Fundraiser for convicted paramedics tops £15k

Islanders have donated more than £15,000 to a crowdfunding appeal set up to help two Jersey paramedics fight their recent conviction.

John Sutherland and Tom Le Sauteur were found guilty of failing to provide reasonable care to a patient who suffered a cardiac arrest while they were at his home in March 2022.

Following an eight-day trial last month, the Royal Court found the pair had unreasonably delayed treatment of the 39 year old.

The judge said the ambulance workers should have reacted more quickly to changes in his condition. 

READ MORE: Ambulance Chief apologises after staff found guilty of neglectful care

Chloe Wallser set up an online fundraiser this week, saying the money would help the pair with the burden of ongoing legal fees, as well as send a strong message of 'unwavering support' for the paramedics: "Tom and John deserve better. They deserve to be back on the job, serving our community. They shouldn't be battling crippling legal fees on top of the emotional toll of this ordeal."

The fundraiser is aiming to raise £20,000 to support the suspended paramedics.  So far, it's raised just almost 80% of that target, in just 2 days. 

Contributors have left messages too, with one saying, "No matter what colour your frontline stripe is, we should all be able to call for back up. We are your back up now."

Another reads: "Two of the best people I have ever worked with and who I would want to be there for my family if they needed them! Keep fighting!"

Over a hundred people have gathered for a protest at Jersey Ambulance Station to express their solidarity with two ambulance workers who were found guilty in court this week of failing to take reasonable care of a patient.

Posted by Channel 103 on Friday, June 28, 2024

Following the court verdict last week, more than 100 people attended a protest,  where many raised concerns the decision sets a 'dangerous precedent' for healthcare workers putting themselves in harm's way to help others. 

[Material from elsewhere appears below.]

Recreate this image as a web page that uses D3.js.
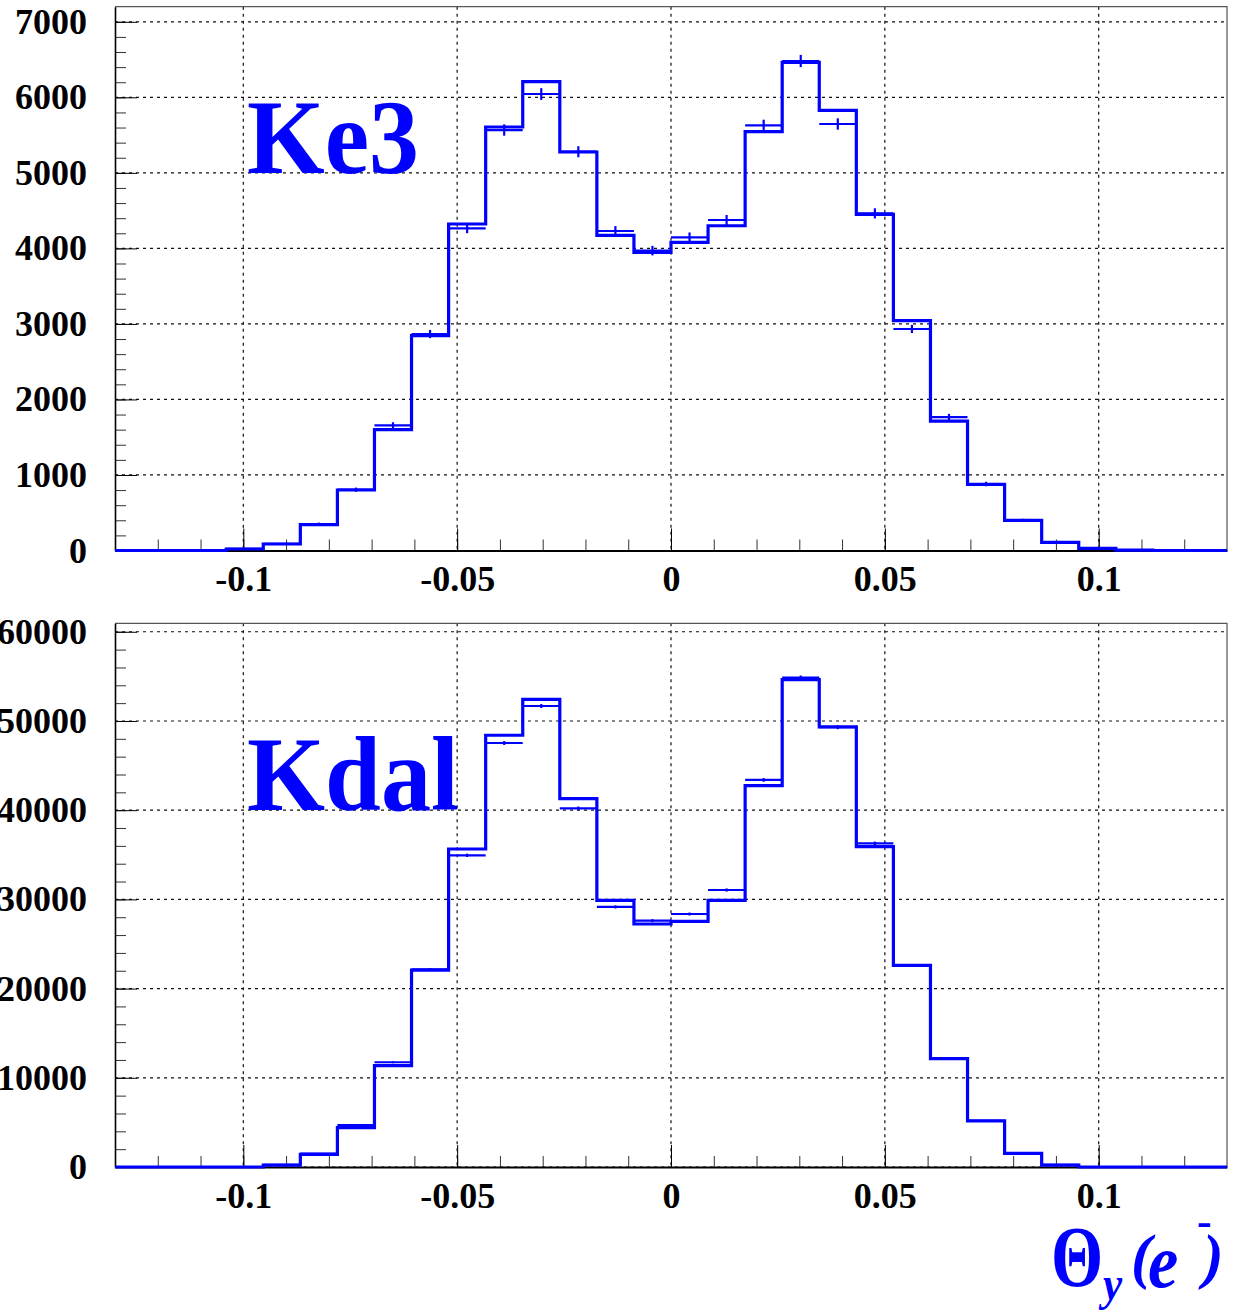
<!DOCTYPE html>
<html>
<head>
<meta charset="utf-8">
<script src="https://cdn.jsdelivr.net/npm/d3@7/dist/d3.min.js"></script>
<style>
  body { margin: 0; background: #fff; }
  svg { display: block; }
  .eje text { font-family: "Liberation Serif", "Times New Roman", serif; font-weight: bold; font-size: 36px; fill: #000; }
  .etiqueta { font-family: "Liberation Serif", "Times New Roman", serif; font-weight: bold; fill: #0000ff; }
</style>
</head>
<body>
<div id="graf"></div>
<script>
// binning del histograma: 30 bins entre -0.13 y 0.13
const binLo = -0.13
const binHi = 0.13
const nBins = 30

const xTicks = [-0.1, -0.05, 0, 0.05, 0.1]
const xTickLabels = ["-0.1", "-0.05", "0", "0.05", "0.1"]

// Ke3: MC (histograma) y datos (puntos con error)
const ke3Mc    = [0, 0, 0, 20, 86, 342, 801, 1600, 2844, 4323, 5607, 6207, 5276, 4173, 3948, 4080, 4300, 5545, 6463, 5828, 4451, 3043, 1714, 876, 400, 108, 29, 5, 0, 0]
const ke3Datos = [0, 0, 0, 22, 88, 350, 805, 1657, 2866, 4266, 5567, 6044, 5280, 4230, 3970, 4147, 4376, 5629, 6481, 5647, 4464, 2933, 1767, 880, 400, 110, 30, 5, 0, 0]
const ke3Err   = [0, 0, 0, 5, 9, 19, 28, 41, 54, 65, 75, 78, 73, 65, 63, 64, 66, 75, 81, 75, 67, 54, 42, 30, 20, 10, 5, 2, 0, 0]
const ke3YTicks = [0, 1000, 2000, 3000, 4000, 5000, 6000, 7000]

// Kdal
const kdalMc    = [0, 0, 0, 0, 220, 1420, 4410, 11360, 22080, 35650, 48400, 52430, 41290, 29900, 27240, 27540, 29900, 42750, 54630, 49330, 35910, 22610, 12140, 5160, 1530, 220, 0, 0, 0, 0]
const kdalDatos = [0, 0, 0, 0, 250, 1500, 4710, 11740, 22150, 34940, 47530, 51680, 40210, 29150, 27620, 28360, 31050, 43390, 54860, 49300, 36290, 22610, 12140, 5160, 1530, 230, 0, 0, 0, 0]
const kdalErr   = [0, 0, 0, 0, 16, 39, 69, 108, 149, 187, 218, 227, 200, 171, 166, 168, 176, 208, 234, 222, 190, 150, 110, 72, 39, 15, 0, 0, 0, 0]
const kdalYTicks = [0, 10000, 20000, 30000, 40000, 50000, 60000]

const anchoTotal = 1233
const altoTotal = 1314
const azul = "#0000ff"

const svg = d3.select("#graf")
  .append("svg")
  .attr("width", anchoTotal)
  .attr("height", altoTotal)

const x = d3.scaleLinear().domain([binLo, binHi]).range([115, 1227])
const anchoBin = (binHi - binLo) / nBins
const bordes = d3.range(nBins + 1).map(i => binLo + i * anchoBin)

// dibuja un panel completo
function panel(cfg) {
  const y = d3.scaleLinear().domain([0, cfg.yMax]).range([cfg.bottom, cfg.top])
  const g = svg.append("g")

  // rejilla punteada
  g.append("g").selectAll("line").data(cfg.yTicks).enter().append("line")
    .attr("x1", 115).attr("x2", 1227)
    .attr("y1", d => y(d)).attr("y2", d => y(d))
    .attr("stroke", "#111").attr("stroke-width", 1.2).attr("stroke-dasharray", "3,4")
  g.append("g").selectAll("line").data(xTicks).enter().append("line")
    .attr("x1", d => x(d)).attr("x2", d => x(d))
    .attr("y1", cfg.top).attr("y2", cfg.bottom)
    .attr("stroke", "#111").attr("stroke-width", 1.2).attr("stroke-dasharray", "3,4")

  // marco superior y derecho
  g.append("path")
    .attr("d", `M115,${cfg.top}H1227V${cfg.bottom}`)
    .attr("fill", "none").attr("stroke", "#555").attr("stroke-width", 1.2)

  // ejes (ticks hacia dentro)
  const menoresY = d3.range(0, cfg.yMax, cfg.yTicks[1] / 5)
  g.append("g").attr("transform", "translate(115,0)")
    .call(d3.axisLeft(y).tickValues(menoresY).tickSize(-11).tickFormat("").tickSizeOuter(0))
    .call(a => a.select(".domain").remove())
    .selectAll("line").attr("stroke", "#333")
  g.append("g").attr("class", "eje").attr("transform", "translate(115,0)")
    .call(d3.axisLeft(y).tickValues(cfg.yTicks).tickSize(-22).tickPadding(28).tickSizeOuter(0).tickFormat(d3.format("d")))
    .call(a => a.select(".domain").attr("stroke-width", 1.6))

  const menoresX = d3.range(-12, 13).map(i => i / 100)
  g.append("g").attr("transform", `translate(0,${cfg.bottom})`)
    .call(d3.axisBottom(x).tickValues(menoresX).tickSize(-11).tickFormat("").tickSizeOuter(0))
    .call(a => a.select(".domain").remove())
    .selectAll("line").attr("stroke", "#333")
  g.append("g").attr("class", "eje").attr("transform", `translate(0,${cfg.bottom})`)
    .call(d3.axisBottom(x).tickValues(xTicks).tickSize(-22).tickPadding(15).tickSizeOuter(0)
      .tickFormat((d, i) => xTickLabels[i]))
    .call(a => a.select(".domain").attr("stroke-width", 2))

  // histograma MC
  const puntos = bordes.map((b, i) => [b, i < nBins ? cfg.mc[i] : cfg.mc[nBins - 1]])
  const linea = d3.line().x(d => x(d[0])).y(d => y(d[1])).curve(d3.curveStepAfter)
  g.append("path")
    .attr("d", linea(puntos))
    .attr("fill", "none").attr("stroke", azul).attr("stroke-width", 3.2)

  // datos con barras de error
  const datos = cfg.datos.map((v, i) => ({ v: v, e: cfg.err[i], i: i })).filter(d => d.v > 0)
  const pts = g.append("g").attr("stroke", azul).attr("stroke-width", 2.2)
  pts.selectAll(".h").data(datos).enter().append("line")
    .attr("x1", d => x(bordes[d.i])).attr("x2", d => x(bordes[d.i + 1]))
    .attr("y1", d => y(d.v)).attr("y2", d => y(d.v))
  pts.selectAll(".v").data(datos).enter().append("line")
    .attr("x1", d => x(bordes[d.i] + anchoBin / 2)).attr("x2", d => x(bordes[d.i] + anchoBin / 2))
    .attr("y1", d => y(d.v - d.e)).attr("y2", d => y(d.v + d.e))

  // nombre del canal
  g.append("text")
    .attr("class", "etiqueta")
    .attr("x", 247).attr("y", cfg.labelY)
    .attr("font-size", 106)
    .attr("textLength", cfg.labelLen).attr("lengthAdjust", "spacingAndGlyphs")
    .text(cfg.label)
}

panel({ top: 6.7, bottom: 550.5, yMax: 7200, yTicks: ke3YTicks, mc: ke3Mc, datos: ke3Datos, err: ke3Err,
        label: "Ke3", labelY: 173, labelLen: 172 })
panel({ top: 623.3, bottom: 1167, yMax: 60950, yTicks: kdalYTicks, mc: kdalMc, datos: kdalDatos, err: kdalErr,
        label: "Kdal", labelY: 810, labelLen: 212 })

// titulo del eje x: Θy(e-)
const tit = svg.append("g").attr("class", "etiqueta")
tit.append("text").attr("transform", "translate(1051,1286) scale(0.78,1)")
  .attr("font-size", 86).text("Θ")
tit.append("text").attr("transform", "translate(1103,1300) scale(0.9,1)")
  .attr("font-size", 48).attr("font-style", "italic").text("y")
tit.append("text").attr("transform", "translate(1131,1277)")
  .attr("font-size", 62).attr("font-style", "italic").text("(")
tit.append("text").attr("transform", "translate(1148,1287) scale(0.9,1)")
  .attr("font-size", 76).attr("font-style", "italic").text("e")
tit.append("text").attr("transform", "translate(1197,1236)")
  .attr("font-size", 44).text("-")
tit.append("text").attr("transform", "translate(1203,1277)")
  .attr("font-size", 62).attr("font-style", "italic").text(")")
</script>
</body>
</html>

READ MORE: Paramedic convictions risk 'massive repercussions' for Jersey emergency care

Dr Kirstie Ross, who works in the hospital's Emergency Department, was among the protesters who turned out.

She told Channel 103 that believes the paramedics were only "keeping themselves safe" and doing as they were trained to do.

Addressing the crowd, she said: "Any medic knows that the first thing we are taught is 'is it safe for us to approach?' and it wasn't. We need to make sure it is because we're no use to anyone if we get hurt ourselves."

Mr Sutherland and Mr Le Sauteur remain suspended from duty, as they have been since the death, pending an internal Ambulance Service investigation.